Perhaps the way to save our world is to digitally declutter our lives, shut down the digital hum.

We signed up for these services and bought these devices for minor reasons — to look up friends’ relationship statuses or eliminate the need to carry a separate iPod and phone — and then found ourselves, years later, increasingly dominated by their influence, allowing them to control more and more of how we spend our time, how we feel, and how we behave. Cal Newport Digital Minimalism

I’m deeply digitally dysfunctional. I’m not sure I can do it. Not really. I mean I can turn away for a day, or a month, but never again get device dazed by the suck of social media?

Do I even want that? Or is it surrender? Are we going to likecommentshare our way to The End? Is the Apocalypse an Instagram Story?

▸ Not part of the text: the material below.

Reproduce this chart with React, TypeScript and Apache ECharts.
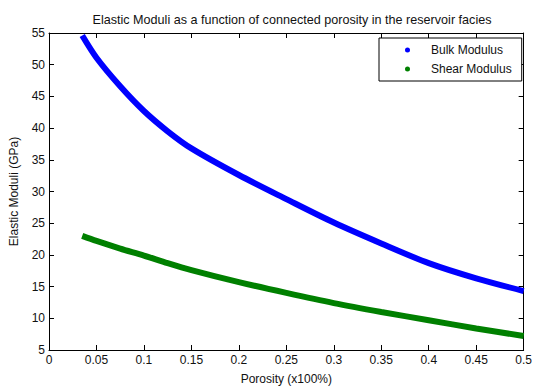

I think this through at 5am, the harsh light wash of my iPhone in front of me. I turn my face to the night. I see shadows across from me. Spines stand sentinel. Is my answer as simple as that? Books?

Precisely, the answer is reading.

Reading is the answer I seek.

I’ve got hundreds of books. My North Star is what my North Star has always been. My compass points to the written word. Not on a screen. On a page. A papyrus pulse. Reading.

I’m not going to pretend I’m going to morph into Larry Luddite, find some hidden Walden and disconnect. But I can push toward balance and books are the counterweight.

Lists are fun, right?

Here are my top 5 books of all time:

  1. Great Expectations by Dickens

  2. IQ 84 by Murakami

  3. The Aubrey–Maturin series by Patrick O’Brian

  4. Ulysses by Joyce

  5. War and Peace by Tolstoy

I have the entire trove of human endeavor in my hand. I have a network tracing lines across the globe. I have the world and my digital messenger is working tirelessly to bring all this to me.

But to balance things.

And more importantly to understand things.

I need books.

So today I sit down with my personal list of faves and begin again with the first book on my list.

My father’s family name being Pirrip, and my Christian name Philip, my infant tongue could make of both names nothing longer or more explicit than Pip. So, I called myself Pip, and came to be called Pip.